**Short task**
Images should be left out, and everything else in the listing reproduced exactly.

▬▬▬

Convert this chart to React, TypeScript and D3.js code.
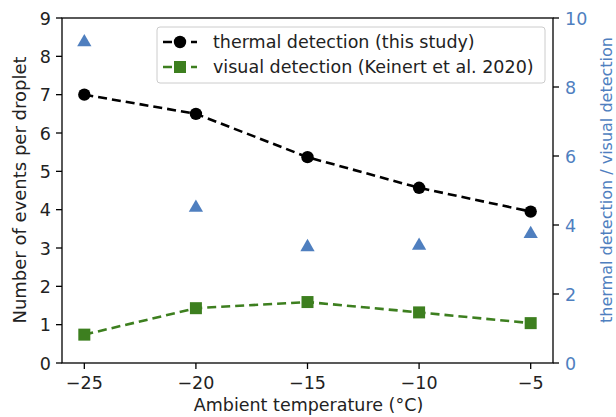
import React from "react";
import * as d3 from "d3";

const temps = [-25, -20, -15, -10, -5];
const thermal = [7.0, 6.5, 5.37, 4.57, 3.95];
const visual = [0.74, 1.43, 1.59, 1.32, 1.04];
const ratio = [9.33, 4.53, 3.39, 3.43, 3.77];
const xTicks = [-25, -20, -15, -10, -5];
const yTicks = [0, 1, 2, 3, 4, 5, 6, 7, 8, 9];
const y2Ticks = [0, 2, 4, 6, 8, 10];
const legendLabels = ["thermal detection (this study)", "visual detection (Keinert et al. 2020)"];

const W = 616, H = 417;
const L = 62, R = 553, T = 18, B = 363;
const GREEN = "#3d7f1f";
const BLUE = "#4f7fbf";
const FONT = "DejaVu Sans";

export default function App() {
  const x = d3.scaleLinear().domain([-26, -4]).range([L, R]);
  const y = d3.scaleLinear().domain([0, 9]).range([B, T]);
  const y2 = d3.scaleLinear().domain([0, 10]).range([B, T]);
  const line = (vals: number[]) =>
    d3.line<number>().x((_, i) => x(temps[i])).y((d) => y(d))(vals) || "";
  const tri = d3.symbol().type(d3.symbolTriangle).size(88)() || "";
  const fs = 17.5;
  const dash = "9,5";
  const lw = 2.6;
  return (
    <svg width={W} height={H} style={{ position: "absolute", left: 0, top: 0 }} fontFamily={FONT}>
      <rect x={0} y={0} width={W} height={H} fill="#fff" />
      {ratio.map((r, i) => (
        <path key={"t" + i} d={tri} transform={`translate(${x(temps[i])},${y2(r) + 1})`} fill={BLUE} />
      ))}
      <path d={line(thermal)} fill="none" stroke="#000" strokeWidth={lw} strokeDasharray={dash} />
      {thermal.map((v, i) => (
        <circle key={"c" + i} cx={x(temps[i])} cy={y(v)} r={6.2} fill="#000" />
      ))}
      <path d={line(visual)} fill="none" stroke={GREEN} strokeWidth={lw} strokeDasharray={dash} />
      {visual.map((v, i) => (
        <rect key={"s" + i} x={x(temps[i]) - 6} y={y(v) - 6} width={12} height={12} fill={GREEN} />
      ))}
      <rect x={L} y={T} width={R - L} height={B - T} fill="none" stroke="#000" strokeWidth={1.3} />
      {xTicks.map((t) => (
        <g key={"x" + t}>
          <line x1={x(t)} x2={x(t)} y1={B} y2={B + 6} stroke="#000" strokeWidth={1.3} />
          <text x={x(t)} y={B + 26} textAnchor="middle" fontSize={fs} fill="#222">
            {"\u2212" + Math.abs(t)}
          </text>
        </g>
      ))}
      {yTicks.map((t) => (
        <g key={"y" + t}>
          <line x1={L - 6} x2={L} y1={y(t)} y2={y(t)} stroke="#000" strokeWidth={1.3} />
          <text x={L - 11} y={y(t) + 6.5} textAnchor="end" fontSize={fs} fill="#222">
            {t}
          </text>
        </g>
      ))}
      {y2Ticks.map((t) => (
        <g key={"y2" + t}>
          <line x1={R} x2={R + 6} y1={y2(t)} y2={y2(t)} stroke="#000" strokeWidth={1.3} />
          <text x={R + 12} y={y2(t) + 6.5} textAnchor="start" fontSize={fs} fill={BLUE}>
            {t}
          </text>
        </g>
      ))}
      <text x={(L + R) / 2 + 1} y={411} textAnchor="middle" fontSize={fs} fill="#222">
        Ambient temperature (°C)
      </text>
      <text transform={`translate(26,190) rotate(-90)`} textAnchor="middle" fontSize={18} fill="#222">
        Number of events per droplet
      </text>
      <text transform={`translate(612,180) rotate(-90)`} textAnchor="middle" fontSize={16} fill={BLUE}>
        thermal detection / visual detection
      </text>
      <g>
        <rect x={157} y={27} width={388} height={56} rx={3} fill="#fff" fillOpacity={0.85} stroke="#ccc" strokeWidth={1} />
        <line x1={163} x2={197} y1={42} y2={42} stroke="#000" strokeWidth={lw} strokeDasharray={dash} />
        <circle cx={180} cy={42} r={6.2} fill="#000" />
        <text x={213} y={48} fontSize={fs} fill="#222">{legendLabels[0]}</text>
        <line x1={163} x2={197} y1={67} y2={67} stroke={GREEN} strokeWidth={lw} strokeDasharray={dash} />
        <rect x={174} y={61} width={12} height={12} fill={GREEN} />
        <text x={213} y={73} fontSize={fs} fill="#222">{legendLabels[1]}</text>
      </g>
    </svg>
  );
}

▬▬▬

**Right answer**
Convert this chart to React, TypeScript and D3.js code.
import React from "react";
import * as d3 from "d3";

const temps = [-25, -20, -15, -10, -5];
const thermal = [7.0, 6.5, 5.37, 4.57, 3.95];
const visual = [0.74, 1.43, 1.59, 1.32, 1.04];
const ratio = [9.33, 4.53, 3.39, 3.43, 3.77];
const xTicks = [-25, -20, -15, -10, -5];
const yTicks = [0, 1, 2, 3, 4, 5, 6, 7, 8, 9];
const y2Ticks = [0, 2, 4, 6, 8, 10];
const legendLabels = ["thermal detection (this study)", "visual detection (Keinert et al. 2020)"];

const W = 616, H = 417;
const L = 62, R = 553, T = 18, B = 363;
const GREEN = "#3d7f1f";
const BLUE = "#4f7fbf";
const FONT = "DejaVu Sans";

export default function App() {
  const x = d3.scaleLinear().domain([-26, -4]).range([L, R]);
  const y = d3.scaleLinear().domain([0, 9]).range([B, T]);
  const y2 = d3.scaleLinear().domain([0, 10]).range([B, T]);
  const line = (vals: number[]) =>
    d3.line<number>().x((_, i) => x(temps[i])).y((d) => y(d))(vals) || "";
  const tri = d3.symbol().type(d3.symbolTriangle).size(88)() || "";
  const fs = 17.5;
  const dash = "9,5";
  const lw = 2.6;
  return (
    <svg width={W} height={H} style={{ position: "absolute", left: 0, top: 0 }} fontFamily={FONT}>
      <rect x={0} y={0} width={W} height={H} fill="#fff" />
      {ratio.map((r, i) => (
        <path key={"t" + i} d={tri} transform={`translate(${x(temps[i])},${y2(r) + 1})`} fill={BLUE} />
      ))}
      <path d={line(thermal)} fill="none" stroke="#000" strokeWidth={lw} strokeDasharray={dash} />
      {thermal.map((v, i) => (
        <circle key={"c" + i} cx={x(temps[i])} cy={y(v)} r={6.2} fill="#000" />
      ))}
      <path d={line(visual)} fill="none" stroke={GREEN} strokeWidth={lw} strokeDasharray={dash} />
      {visual.map((v, i) => (
        <rect key={"s" + i} x={x(temps[i]) - 6} y={y(v) - 6} width={12} height={12} fill={GREEN} />
      ))}
      <rect x={L} y={T} width={R - L} height={B - T} fill="none" stroke="#000" strokeWidth={1.3} />
      {xTicks.map((t) => (
        <g key={"x" + t}>
          <line x1={x(t)} x2={x(t)} y1={B} y2={B + 6} stroke="#000" strokeWidth={1.3} />
          <text x={x(t)} y={B + 26} textAnchor="middle" fontSize={fs} fill="#222">
            {"\u2212" + Math.abs(t)}
          </text>
        </g>
      ))}
      {yTicks.map((t) => (
        <g key={"y" + t}>
          <line x1={L - 6} x2={L} y1={y(t)} y2={y(t)} stroke="#000" strokeWidth={1.3} />
          <text x={L - 11} y={y(t) + 6.5} textAnchor="end" fontSize={fs} fill="#222">
            {t}
          </text>
        </g>
      ))}
      {y2Ticks.map((t) => (
        <g key={"y2" + t}>
          <line x1={R} x2={R + 6} y1={y2(t)} y2={y2(t)} stroke="#000" strokeWidth={1.3} />
          <text x={R + 12} y={y2(t) + 6.5} textAnchor="start" fontSize={fs} fill={BLUE}>
            {t}
          </text>
        </g>
      ))}
      <text x={(L + R) / 2 + 1} y={411} textAnchor="middle" fontSize={fs} fill="#222">
        Ambient temperature (°C)
      </text>
      <text transform={`translate(26,190) rotate(-90)`} textAnchor="middle" fontSize={18} fill="#222">
        Number of events per droplet
      </text>
      <text transform={`translate(612,180) rotate(-90)`} textAnchor="middle" fontSize={16} fill={BLUE}>
        thermal detection / visual detection
      </text>
      <g>
        <rect x={157} y={27} width={388} height={56} rx={3} fill="#fff" fillOpacity={0.85} stroke="#ccc" strokeWidth={1} />
        <line x1={163} x2={197} y1={42} y2={42} stroke="#000" strokeWidth={lw} strokeDasharray={dash} />
        <circle cx={180} cy={42} r={6.2} fill="#000" />
        <text x={213} y={48} fontSize={fs} fill="#222">{legendLabels[0]}</text>
        <line x1={163} x2={197} y1={67} y2={67} stroke={GREEN} strokeWidth={lw} strokeDasharray={dash} />
        <rect x={174} y={61} width={12} height={12} fill={GREEN} />
        <text x={213} y={73} fontSize={fs} fill="#222">{legendLabels[1]}</text>
      </g>
    </svg>
  );
}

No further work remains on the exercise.